Module 2: Domain Registration
- Understand Route 53's role as a Domain Registrar.
- Differentiate between registering a new domain and transferring an existing one.
Module 3: Hosted Zones
- Explain the difference between Public Hosted Zones (Internet-facing) and Private Hosted Zones (VPC-specific).
- Learn how to use private DNS for internal resource naming (e.g.,
db.internal.example.com).
Module 4: Routing Policies
- Evaluate and select the best routing policy for specific business needs.
- Understand the mechanics of Simple, Weighted, Latency, and Geolocation routing.
Visual Anchors
DNS Resolution Process
This flow shows how Route 53 resolves a query to an AWS resource like an S3 bucket or EC2 instance.
[!TIP] Remember: Route 53 is "Global," meaning it does not require you to select a specific region to manage your hosted zones, though it can route traffic to specific regions.
Examples Section
Example 1: Blue/Green Deployment (Weighted Routing)
An organization is launching a new version of their app.

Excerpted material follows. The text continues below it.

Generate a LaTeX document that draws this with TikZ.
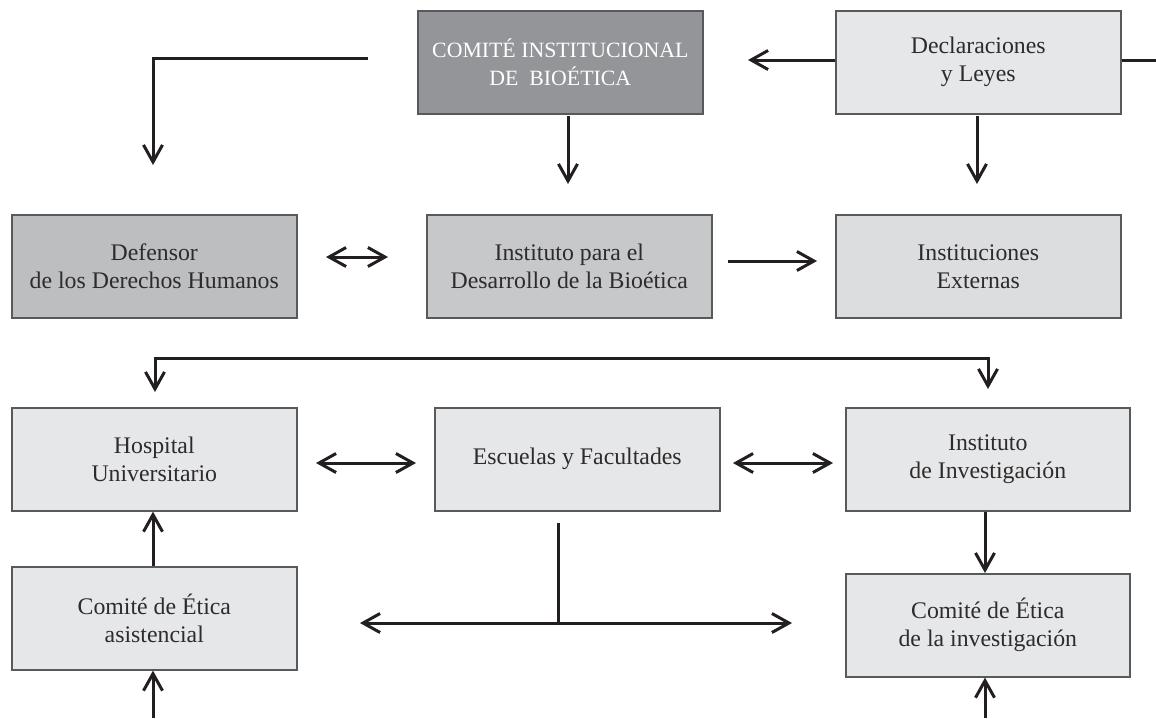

They use Weighted Routing to send 90% of traffic to the stable "Blue" environment and 10% to the new "Green" environment to test for bugs.
Example 2: Global Low-Latency App (Latency Routing)

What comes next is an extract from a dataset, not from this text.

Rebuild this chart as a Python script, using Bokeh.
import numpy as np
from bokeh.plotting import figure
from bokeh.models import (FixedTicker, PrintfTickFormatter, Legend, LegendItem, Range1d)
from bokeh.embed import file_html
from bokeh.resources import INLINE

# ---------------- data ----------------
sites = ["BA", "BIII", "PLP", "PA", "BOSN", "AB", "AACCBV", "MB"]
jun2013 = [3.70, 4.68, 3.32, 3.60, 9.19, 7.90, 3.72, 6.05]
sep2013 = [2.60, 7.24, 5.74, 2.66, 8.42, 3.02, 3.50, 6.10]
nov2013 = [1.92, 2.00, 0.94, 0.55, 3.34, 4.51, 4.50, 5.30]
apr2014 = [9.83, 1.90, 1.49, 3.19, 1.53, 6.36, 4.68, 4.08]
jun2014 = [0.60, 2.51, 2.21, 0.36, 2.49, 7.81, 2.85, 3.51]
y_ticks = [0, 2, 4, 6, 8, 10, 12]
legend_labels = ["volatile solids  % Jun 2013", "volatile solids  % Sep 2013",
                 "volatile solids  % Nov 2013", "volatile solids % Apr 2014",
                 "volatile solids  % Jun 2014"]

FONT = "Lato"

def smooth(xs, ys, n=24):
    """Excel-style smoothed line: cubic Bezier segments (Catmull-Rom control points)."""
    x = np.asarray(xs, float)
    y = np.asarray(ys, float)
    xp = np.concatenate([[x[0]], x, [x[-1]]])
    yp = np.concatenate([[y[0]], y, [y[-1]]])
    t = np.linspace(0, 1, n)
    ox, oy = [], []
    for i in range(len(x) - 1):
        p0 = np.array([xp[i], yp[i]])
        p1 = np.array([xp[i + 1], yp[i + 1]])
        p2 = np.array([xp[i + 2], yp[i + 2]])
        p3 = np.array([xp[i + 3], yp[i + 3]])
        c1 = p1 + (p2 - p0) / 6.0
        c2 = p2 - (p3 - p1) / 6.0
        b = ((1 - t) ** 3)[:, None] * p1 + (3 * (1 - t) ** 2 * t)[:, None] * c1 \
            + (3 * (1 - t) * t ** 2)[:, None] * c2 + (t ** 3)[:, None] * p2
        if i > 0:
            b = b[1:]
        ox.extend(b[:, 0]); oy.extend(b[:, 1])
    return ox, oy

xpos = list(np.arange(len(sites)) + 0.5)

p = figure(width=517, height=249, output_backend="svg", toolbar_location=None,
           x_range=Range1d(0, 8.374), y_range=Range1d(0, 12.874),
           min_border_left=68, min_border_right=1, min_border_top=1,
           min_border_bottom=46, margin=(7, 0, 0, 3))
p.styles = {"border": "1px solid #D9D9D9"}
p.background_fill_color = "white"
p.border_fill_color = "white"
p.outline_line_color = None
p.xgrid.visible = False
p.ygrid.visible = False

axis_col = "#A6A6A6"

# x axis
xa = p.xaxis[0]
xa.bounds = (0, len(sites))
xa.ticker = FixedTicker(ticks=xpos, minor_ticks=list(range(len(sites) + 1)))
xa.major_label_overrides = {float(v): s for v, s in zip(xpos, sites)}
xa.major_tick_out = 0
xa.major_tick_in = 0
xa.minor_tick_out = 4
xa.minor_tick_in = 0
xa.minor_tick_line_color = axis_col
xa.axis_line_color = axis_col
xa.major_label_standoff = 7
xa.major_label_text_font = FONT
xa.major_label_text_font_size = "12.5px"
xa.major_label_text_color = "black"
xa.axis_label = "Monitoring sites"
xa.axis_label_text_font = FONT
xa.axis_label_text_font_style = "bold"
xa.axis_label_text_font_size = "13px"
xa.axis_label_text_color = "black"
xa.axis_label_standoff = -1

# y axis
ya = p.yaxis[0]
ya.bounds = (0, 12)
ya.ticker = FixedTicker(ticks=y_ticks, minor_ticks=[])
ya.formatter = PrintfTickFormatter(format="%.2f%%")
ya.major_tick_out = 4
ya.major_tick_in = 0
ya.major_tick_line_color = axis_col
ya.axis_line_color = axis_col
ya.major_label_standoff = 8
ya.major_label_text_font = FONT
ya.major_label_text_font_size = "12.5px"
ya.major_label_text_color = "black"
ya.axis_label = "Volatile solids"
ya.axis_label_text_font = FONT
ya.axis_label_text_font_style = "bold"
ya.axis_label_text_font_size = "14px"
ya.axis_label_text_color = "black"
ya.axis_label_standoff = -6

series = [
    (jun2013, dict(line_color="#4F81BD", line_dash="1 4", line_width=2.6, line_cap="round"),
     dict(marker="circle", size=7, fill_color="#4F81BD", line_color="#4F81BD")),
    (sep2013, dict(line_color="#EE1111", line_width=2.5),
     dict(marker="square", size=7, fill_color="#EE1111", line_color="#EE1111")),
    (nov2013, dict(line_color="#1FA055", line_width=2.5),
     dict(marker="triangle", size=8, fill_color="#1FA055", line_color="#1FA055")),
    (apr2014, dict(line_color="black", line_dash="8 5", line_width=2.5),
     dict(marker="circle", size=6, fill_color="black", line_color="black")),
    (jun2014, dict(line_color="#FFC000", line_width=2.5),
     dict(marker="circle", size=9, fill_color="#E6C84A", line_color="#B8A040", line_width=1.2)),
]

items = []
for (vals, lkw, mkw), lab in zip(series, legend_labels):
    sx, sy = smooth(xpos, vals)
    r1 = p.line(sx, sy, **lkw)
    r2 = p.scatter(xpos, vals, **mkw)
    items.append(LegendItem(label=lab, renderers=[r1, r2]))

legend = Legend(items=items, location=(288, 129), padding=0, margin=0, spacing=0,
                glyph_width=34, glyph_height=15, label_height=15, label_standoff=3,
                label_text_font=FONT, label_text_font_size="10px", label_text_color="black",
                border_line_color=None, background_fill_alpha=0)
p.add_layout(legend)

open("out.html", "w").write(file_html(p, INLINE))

A gaming company has servers in us-east-1 and eu-west-1. By using Latency Routing, a player in London is automatically directed to the European server, while a player in New York hits the US server, ensuring the lowest possible lag.
Example 3: Internal Microservices (Private Hosted Zones)
A developer wants their web server to talk to a database without using a hard-coded IP address that might change. They create a Private Hosted Zone and map prod-db.aws.internal to the database's current IP. If the database moves, they only update the DNS record.
Success Metrics
You have mastered this curriculum when you can:
- Diagram the flow of a DNS request from a browser to a Route 53 authoritative server.
- Differentiate between a Registrar (buying the name) and a Hosting Provider (managing the records).
- Correctly identify which routing policy to use in a scenario involving disaster recovery (Failover) or performance optimization (Latency).
- Explain how Health Checks integrated with Route 53 improve application reliability.
Real-World Application
- Business Continuity: Using Failover Routing allows businesses to maintain an "Active-Passive" setup. If the primary site goes down, Route 53 detects the failure via health checks and automatically sends users to a static backup site on S3.
- Compliance & Content Localization: With Geolocation Routing, companies can ensure that users in specific countries are directed to endpoints that comply with local data laws or display content in the local language.
- Cost Efficiency: Managing DNS through AWS reduces the overhead of maintaining physical DNS servers and provides a pay-as-you-go model for queries and hosted zones.